▸ **To do**:
Pictures are not part of the copy. Retype the lines from the first one through the line that contains "ax = fig.add_axes([0.138, 0.13, 0.847, 0.837])".

▸ **Data block**:
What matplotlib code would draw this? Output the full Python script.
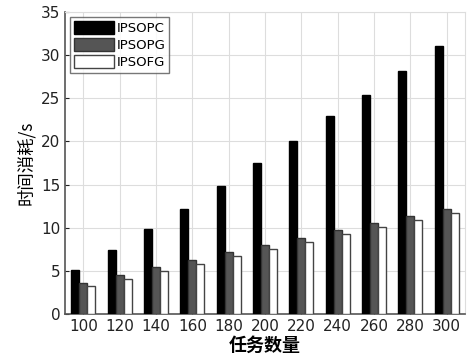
import numpy as np
import matplotlib
matplotlib.use("Agg")
import matplotlib.pyplot as plt
from matplotlib.patches import Patch

plt.rcParams['font.family'] = ['DejaVu Sans', 'Noto Sans CJK SC']

tasks = ['100', '120', '140', '160', '180', '200', '220', '240', '260', '280', '300']
ipsopc = [5.1, 7.45, 9.8, 12.2, 14.8, 17.5, 20.0, 22.9, 25.4, 28.2, 31.0]
ipsopg = [3.55, 4.5, 5.4, 6.25, 7.15, 8.0, 8.8, 9.7, 10.5, 11.35, 12.2]
ipsofg = [3.25, 4.1, 5.0, 5.8, 6.7, 7.5, 8.35, 9.25, 10.1, 10.9, 11.7]

series = [("IPSOPC", ipsopc, "black", "black"),
          ("IPSOPG", ipsopg, "#555555", "#333333"),
          ("IPSOFG", ipsofg, "white", "#444444")]

fig = plt.figure(figsize=(4.72, 3.61), dpi=100)
ax = fig.add_axes([0.138, 0.13, 0.847, 0.837])

x = np.arange(len(tasks))
w = 0.22
for i, (name, vals, fc, ec) in enumerate(series):
    ax.bar(x + (i - 1) * w, vals, width=w, color=fc, edgecolor=ec,
           linewidth=1.0, label=name, zorder=3)

ax.set_xlim(-0.5, 10.5)
ax.set_ylim(0, 35)
ax.set_xticks(x)
ax.set_xticklabels(tasks)
ax.set_yticks(np.arange(0, 36, 5))
ax.tick_params(direction='in', labelsize=11, colors='#222222', length=3)
ax.grid(True, color='#dddddd', linewidth=0.8, zorder=0)
for s in ['left', 'bottom']:
    ax.spines[s].set_color('#555555')
    ax.spines[s].set_linewidth(1.2)
for s in ['top', 'right']:
    ax.spines[s].set_color('#dddddd')

ax.set_xlabel('任务数量', family=['Noto Sans CJK SC'], fontsize=13,
              fontweight='bold', labelpad=1)
ax.set_ylabel('时间消耗/s', family=['Noto Sans CJK SC'], fontsize=12.5,
              fontweight='medium', labelpad=4)

handles = [Patch(facecolor=fc, edgecolor=ec, label=name) for name, _, fc, ec in series]
leg = ax.legend(handles=handles, loc='upper left', fontsize=9.5, frameon=True,
                fancybox=False, edgecolor='#555555', handlelength=3.0,
                handleheight=1.1, handletextpad=0.2, labelspacing=0.25,
                borderpad=0.3, borderaxespad=0.4)
leg.get_frame().set_linewidth(1.0)

fig.savefig('out.png', dpi=100)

▸ **Written response**:
What matplotlib code would draw this? Output the full Python script.
import numpy as np
import matplotlib
matplotlib.use("Agg")
import matplotlib.pyplot as plt
from matplotlib.patches import Patch

plt.rcParams['font.family'] = ['DejaVu Sans', 'Noto Sans CJK SC']

tasks = ['100', '120', '140', '160', '180', '200', '220', '240', '260', '280', '300']
ipsopc = [5.1, 7.45, 9.8, 12.2, 14.8, 17.5, 20.0, 22.9, 25.4, 28.2, 31.0]
ipsopg = [3.55, 4.5, 5.4, 6.25, 7.15, 8.0, 8.8, 9.7, 10.5, 11.35, 12.2]
ipsofg = [3.25, 4.1, 5.0, 5.8, 6.7, 7.5, 8.35, 9.25, 10.1, 10.9, 11.7]

series = [("IPSOPC", ipsopc, "black", "black"),
          ("IPSOPG", ipsopg, "#555555", "#333333"),
          ("IPSOFG", ipsofg, "white", "#444444")]

fig = plt.figure(figsize=(4.72, 3.61), dpi=100)
ax = fig.add_axes([0.138, 0.13, 0.847, 0.837])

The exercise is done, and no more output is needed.